Preocupado com a natureza que o fez se apaixonar por Salinas, Geraldo providenciou estudos que pudessem lhe indicar a melhor forma de explorar o potencial turístico da região causando danos mínimos ao mangue e à floresta. Morador do município, onde reside com a esposa e os filhos, o jovem empresário não se vê mais voltando para Belém e diz que, hoje, Salinas tem estrutura necessária para receber gente do mundo todo. “Eu com 21 anos assumi o hotel, e até hoje, estamos conseguindo vencer os obstáculos. Salinas consegue ter uma maturidade empresarial, mostrando o quanto é importante trabalhar a questão ambiental para ajudar no desenvolvimento do município”, reforça.

Um dos parceiros que compartilha o mesmo amor pelo “Sal”, como carinhosamente é chamado o município, e enxerga o potencial quase ilimitado da região é Max Morais, diretor da escola de idiomas CCAA e que também reside no litoral. Recentemente, ele tem colocado em prática a um sonho antigo chamado “AnauêA”, que é uma operadora de ecoeducação e turismo, que utiliza, de forma sustentável, o patrimônio natural, econômico e cultural, com incentivo de sua conservação e busca a formação de uma consciência e habilidades ambientalistas através de projetos pedagógico multidisciplinares. O “Welcome to Salinópolis” é um desses, iniciativa que promove intercâmbio linguístico com o uso da técnica “aprender-fazendo", apresentando soluções para o bem-estar das populações e comunidades envolvidas, na formação de multiplicadores ambientais.

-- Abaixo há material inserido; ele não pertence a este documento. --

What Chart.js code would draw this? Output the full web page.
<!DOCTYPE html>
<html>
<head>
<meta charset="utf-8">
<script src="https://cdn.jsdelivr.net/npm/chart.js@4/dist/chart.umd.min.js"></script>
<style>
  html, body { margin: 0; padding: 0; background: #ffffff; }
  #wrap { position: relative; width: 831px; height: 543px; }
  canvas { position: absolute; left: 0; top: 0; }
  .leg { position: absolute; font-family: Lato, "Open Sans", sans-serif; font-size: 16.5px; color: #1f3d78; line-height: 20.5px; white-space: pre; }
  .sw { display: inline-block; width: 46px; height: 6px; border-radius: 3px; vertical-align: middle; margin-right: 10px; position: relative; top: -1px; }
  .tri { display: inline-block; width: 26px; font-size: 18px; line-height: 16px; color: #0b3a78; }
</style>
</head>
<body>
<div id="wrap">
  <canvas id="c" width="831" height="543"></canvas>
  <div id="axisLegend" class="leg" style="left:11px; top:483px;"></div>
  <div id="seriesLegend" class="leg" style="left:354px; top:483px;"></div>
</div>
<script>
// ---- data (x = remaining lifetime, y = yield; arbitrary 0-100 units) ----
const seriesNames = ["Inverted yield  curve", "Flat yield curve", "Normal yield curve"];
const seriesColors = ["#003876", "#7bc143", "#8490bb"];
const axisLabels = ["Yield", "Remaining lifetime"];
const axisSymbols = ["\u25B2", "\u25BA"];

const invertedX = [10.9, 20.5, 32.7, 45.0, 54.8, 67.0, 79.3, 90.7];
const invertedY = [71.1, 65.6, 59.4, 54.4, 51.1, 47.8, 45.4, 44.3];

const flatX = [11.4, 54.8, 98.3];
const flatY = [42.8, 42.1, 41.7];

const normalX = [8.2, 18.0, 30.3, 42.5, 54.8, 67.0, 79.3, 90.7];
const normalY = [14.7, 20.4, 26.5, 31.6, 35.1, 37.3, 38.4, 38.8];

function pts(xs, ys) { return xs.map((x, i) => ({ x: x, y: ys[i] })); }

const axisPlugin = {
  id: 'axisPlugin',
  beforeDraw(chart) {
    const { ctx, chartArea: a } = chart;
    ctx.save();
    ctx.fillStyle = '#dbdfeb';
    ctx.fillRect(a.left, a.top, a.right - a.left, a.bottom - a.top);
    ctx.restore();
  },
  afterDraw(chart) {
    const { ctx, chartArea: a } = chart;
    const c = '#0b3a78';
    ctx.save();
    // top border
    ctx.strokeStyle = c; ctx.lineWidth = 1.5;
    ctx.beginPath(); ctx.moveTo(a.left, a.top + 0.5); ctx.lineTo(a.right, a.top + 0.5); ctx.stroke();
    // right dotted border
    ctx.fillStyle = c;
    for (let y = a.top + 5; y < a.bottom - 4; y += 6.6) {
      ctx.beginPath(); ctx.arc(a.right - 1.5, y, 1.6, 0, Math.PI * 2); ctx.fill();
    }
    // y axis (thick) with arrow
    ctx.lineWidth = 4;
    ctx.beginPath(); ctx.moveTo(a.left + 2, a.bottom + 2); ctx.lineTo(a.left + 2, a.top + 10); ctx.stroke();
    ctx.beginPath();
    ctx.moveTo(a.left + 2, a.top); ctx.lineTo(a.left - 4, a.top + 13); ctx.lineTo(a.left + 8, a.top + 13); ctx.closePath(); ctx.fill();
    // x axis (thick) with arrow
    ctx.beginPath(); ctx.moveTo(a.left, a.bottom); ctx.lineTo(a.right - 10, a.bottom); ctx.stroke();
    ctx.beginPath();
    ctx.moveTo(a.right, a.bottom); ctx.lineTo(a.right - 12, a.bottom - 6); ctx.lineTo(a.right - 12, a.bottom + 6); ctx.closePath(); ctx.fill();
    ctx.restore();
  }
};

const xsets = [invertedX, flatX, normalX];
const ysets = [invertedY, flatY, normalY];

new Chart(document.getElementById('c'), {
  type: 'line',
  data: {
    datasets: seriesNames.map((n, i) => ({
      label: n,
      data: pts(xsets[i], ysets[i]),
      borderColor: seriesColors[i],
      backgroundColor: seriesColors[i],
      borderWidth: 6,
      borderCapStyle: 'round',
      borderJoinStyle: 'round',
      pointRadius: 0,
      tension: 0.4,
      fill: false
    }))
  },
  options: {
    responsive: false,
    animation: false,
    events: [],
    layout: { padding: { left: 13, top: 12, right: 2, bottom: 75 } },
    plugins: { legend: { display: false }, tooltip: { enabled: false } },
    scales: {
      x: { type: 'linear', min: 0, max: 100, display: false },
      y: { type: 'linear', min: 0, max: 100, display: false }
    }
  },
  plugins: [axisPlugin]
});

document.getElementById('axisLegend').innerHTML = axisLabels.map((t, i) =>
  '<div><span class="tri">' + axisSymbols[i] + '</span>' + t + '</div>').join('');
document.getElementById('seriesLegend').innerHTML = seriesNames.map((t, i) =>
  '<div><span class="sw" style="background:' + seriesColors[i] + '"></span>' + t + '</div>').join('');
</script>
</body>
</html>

Além do destaque da educação ambiental, formando agentes multiplicadores, o projeto ainda que formar mão de obra local e qualificada, que possa atuar no setor turístico da região. “Essa agência também incluirá desde as crianças, para formar, no mínimo, formadores de opinião, conscientes de seu papel. A longo prazo, podemos formar condutores e guias turísticos. No mundo inteiro, as escolas que trabalham com o modelo Environmental Education (Eco-educação), perceberam que a experiência, relacionada ao conteúdo curricular e vivência junto a natureza, edifica o conhecimento do ensino tradicional de sala de aula. Estamos desenvolvendo um modelo de intercâmbio cultural, com a participação da comunidade regional e internacional, e incluir a comunidade carente. Em setembro, devemos inserir alunos de escolas locais”, comemora Max Marais.